Two reports also broke last week that generated even greater outrage. First, it was leaked that Bolsonaro’s government had refused an early offer from Pfizer to sell Brazil 70 million doses of its vaccine. Then, a scathing University of Sao Paulo study of the governments’ handling of the pandemic revealed that there was an “institutional strategy to spread coronavirus” with the goal of quickly reopening Brazil’s economy “at any cost.”

Related: Brazil’s political tug of war over coronavirus vaccines

“It’s an important study and I would say that it strengthens, even more, the arguments and evidence for the opening of [the] impeachment process,” Santana said.

According to a study by the Folha de Sao Paulo newspaper, there are almost two dozen cases where actions or statements by Bolsonaro could be considered a crime for violating Brazilian’s constitutional right to health.
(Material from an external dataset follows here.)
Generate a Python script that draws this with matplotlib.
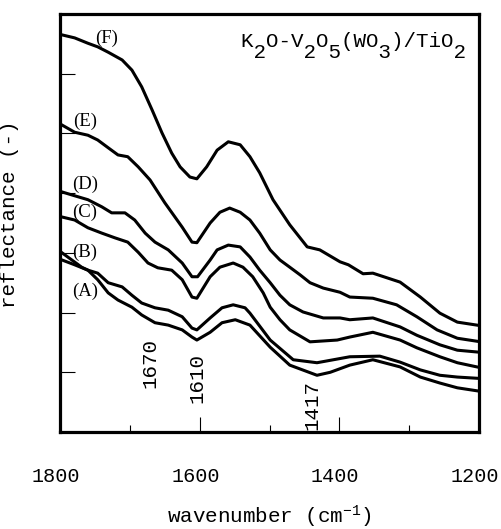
import matplotlib
matplotlib.use("Agg")
import matplotlib.pyplot as plt
from matplotlib.transforms import ScaledTranslation

# spectra (wavenumber in cm-1, reflectance in arbitrary offset units)
wn_F = [1797, 1779, 1760, 1746, 1731, 1711, 1697, 1683, 1668, 1654, 1640, 1628, 1614, 1604,
        1590, 1575, 1559, 1542, 1528, 1514, 1495, 1471, 1446, 1428, 1399, 1387, 1366, 1352,
        1313, 1284, 1256, 1231, 1203]
r_F = [66.5, 66.0, 65.1, 64.5, 63.6, 62.3, 60.6, 57.8, 53.9, 50.1, 46.7, 44.4, 42.7, 42.4,
       44.4, 47.2, 48.6, 48.1, 46.1, 43.4, 38.9, 34.7, 31.0, 30.5, 28.5, 28.0, 26.5, 26.6,
       25.1, 22.6, 19.9, 18.4, 17.9]

wn_E = [1797, 1779, 1760, 1746, 1731, 1717, 1703, 1688, 1671, 1650, 1625, 1611, 1604, 1585,
        1571, 1557, 1542, 1528, 1514, 1499, 1485, 1471, 1456, 1442, 1423, 1399, 1385, 1352,
        1318, 1289, 1260, 1231, 1203]
r_E = [51.4, 50.2, 49.7, 48.9, 47.6, 46.4, 46.1, 44.4, 42.2, 38.4, 34.3, 31.8, 31.7, 35.0,
       36.8, 37.5, 36.8, 35.5, 33.3, 30.5, 28.8, 27.6, 26.3, 25.0, 24.1, 23.4, 22.6, 22.4,
       21.3, 19.3, 17.1, 15.7, 15.2]

wn_D = [1797, 1783, 1760, 1740, 1726, 1707, 1693, 1678, 1664, 1645, 1625, 1611, 1603, 1585,
        1575, 1559, 1542, 1528, 1514, 1499, 1485, 1471, 1452, 1423, 1399, 1385, 1352, 1313,
        1289, 1256, 1231, 1203]
r_D = [40.2, 39.7, 38.9, 37.7, 36.7, 36.7, 35.5, 33.3, 31.8, 30.5, 28.3, 26.0, 26.0, 28.8,
       30.5, 31.3, 31.0, 29.3, 27.1, 25.0, 22.9, 21.3, 20.1, 19.1, 19.1, 18.8, 19.1, 17.6,
       16.2, 14.6, 13.7, 13.4]

wn_C = [1797, 1779, 1760, 1740, 1721, 1703, 1688, 1674, 1660, 1640, 1625, 1611, 1604, 1585,
        1571, 1552, 1538, 1524, 1509, 1499, 1485, 1471, 1442, 1403, 1385, 1352, 1313, 1289,
        1256, 1231, 1203]
r_C = [36.0, 35.5, 34.2, 33.3, 32.5, 31.8, 30.1, 28.3, 27.5, 27.1, 25.5, 22.6, 22.4, 26.0,
       27.6, 28.3, 27.6, 26.0, 23.3, 20.9, 18.8, 17.1, 15.1, 15.4, 15.9, 16.7, 15.4, 14.1,
       12.6, 11.6, 10.9]

wn_B = [1797, 1779, 1760, 1746, 1731, 1711, 1697, 1683, 1664, 1645, 1625, 1611, 1604, 1585,
        1568, 1552, 1535, 1528, 1499, 1466, 1432, 1385, 1342, 1313, 1284, 1256, 1231, 1203]
r_B = [28.8, 28.0, 27.1, 26.6, 25.0, 24.3, 22.9, 21.6, 20.8, 20.4, 19.3, 17.4, 17.1, 19.1,
       20.8, 21.3, 20.8, 19.9, 15.4, 12.1, 11.6, 12.6, 12.7, 11.7, 10.4, 9.5, 9.2, 9.0]

wn_A = [1797, 1783, 1769, 1760, 1746, 1731, 1717, 1697, 1683, 1664, 1645, 1625, 1611, 1604,
        1585, 1568, 1549, 1528, 1499, 1471, 1432, 1413, 1385, 1352, 1313, 1284, 1256, 1231, 1203]
r_A = [30.0, 28.8, 27.6, 27.1, 25.5, 23.3, 22.1, 20.9, 19.6, 18.3, 17.9, 17.1, 15.9, 15.4,
       16.7, 18.3, 18.8, 17.9, 14.2, 11.2, 9.5, 10.0, 11.2, 12.1, 10.9, 9.2, 8.2, 7.4, 6.9]

curve_names = ['(A)', '(B)', '(C)', '(D)', '(E)', '(F)']
label_wn = [1783, 1783, 1783, 1783, 1781, 1750]
label_r = [23.6, 30.1, 36.8, 41.4, 52.1, 66.0]

peak_text = ['1670', '1610', '1417']
peak_wn = [1671, 1604, 1439]
peak_r = [11.6, 9.0, 4.5]

mono = 'Liberation Mono'
serif = 'Liberation Serif'
plt.rcParams['mathtext.fontset'] = 'custom'
plt.rcParams['mathtext.rm'] = mono
plt.rcParams['mathtext.it'] = mono

fig = plt.figure(figsize=(5.01, 5.29), dpi=100)
ax = fig.add_axes([60 / 501, 1 - 432 / 529, 419 / 501, 418 / 529])

for wn, r in [(wn_A, r_A), (wn_B, r_B), (wn_C, r_C), (wn_D, r_D), (wn_E, r_E), (wn_F, r_F)]:
    ax.plot(wn, r, color='black', lw=2.2, solid_joinstyle='round')

for name, x, y in zip(curve_names, label_wn, label_r):
    ax.text(x, y, name, fontsize=13.5, family=serif, ha='left', va='center')

for t, x, y in zip(peak_text, peak_wn, peak_r):
    ax.text(x, y, t, fontsize=15, family=mono, rotation=90, ha='center', va='center')

# catalyst name: digits drawn as lowered full-width characters like the original
ax.text(1541, 64.5, 'K O-V O (WO )/TiO', fontsize=15, family=mono, ha='left', va='baseline')
ax.text(1541, 62.6, ' 2   2 5   3     2', fontsize=15, family=mono, ha='left', va='baseline')

ax.set_xlim(1800, 1200)
ax.set_ylim(0, 70)
ax.set_xticks([1800, 1600, 1400, 1200])
ax.set_xticks([1700, 1500, 1300], minor=True)
ax.set_yticks([10, 20, 30, 40, 50, 60])
ax.tick_params(axis='x', which='major', direction='in', length=10.5, width=0.8, pad=25,
               labelsize=14.5)
ax.tick_params(axis='x', which='minor', direction='in', length=5, width=0.8)
ax.tick_params(axis='y', direction='in', length=11, width=0.8, labelleft=False)
shift = ScaledTranslation(-4 / 100, 0, fig.dpi_scale_trans)
for lab in ax.get_xticklabels():
    lab.set_family(mono)
    lab.set_transform(lab.get_transform() + shift)

for s in ax.spines.values():
    s.set_linewidth(2.3)

ax.set_xlabel('wavenumber (cm$^{-1}$)', fontsize=15, family=mono)
ax.set_ylabel('reflectance (-)', fontsize=15, family=mono)
ax.xaxis.set_label_coords(0.5, -0.17)
ax.yaxis.set_label_coords(-0.098, 0.52)

fig.savefig('out.png', dpi=100)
Related: Black Brazilians who won elections in 2020 previously ran as white

More than half of Brazilians say they would support Bolsonaro’s impeachment.

In addition, at least 60 impeachment requests have been delivered to the speaker of the lower house of Congress, Rodrigo Maia. He’s already said he won’t take action. But an election for a new House speaker will take place on Feb. 1. If Bolsonaro’s candidate loses, it may open the door for the process to move ahead.

But Bolsonaro’s government is apparently doing damage control, preparing a new communications plan and lobbying more centrist members of Congress. What comes next is anyone’s guess.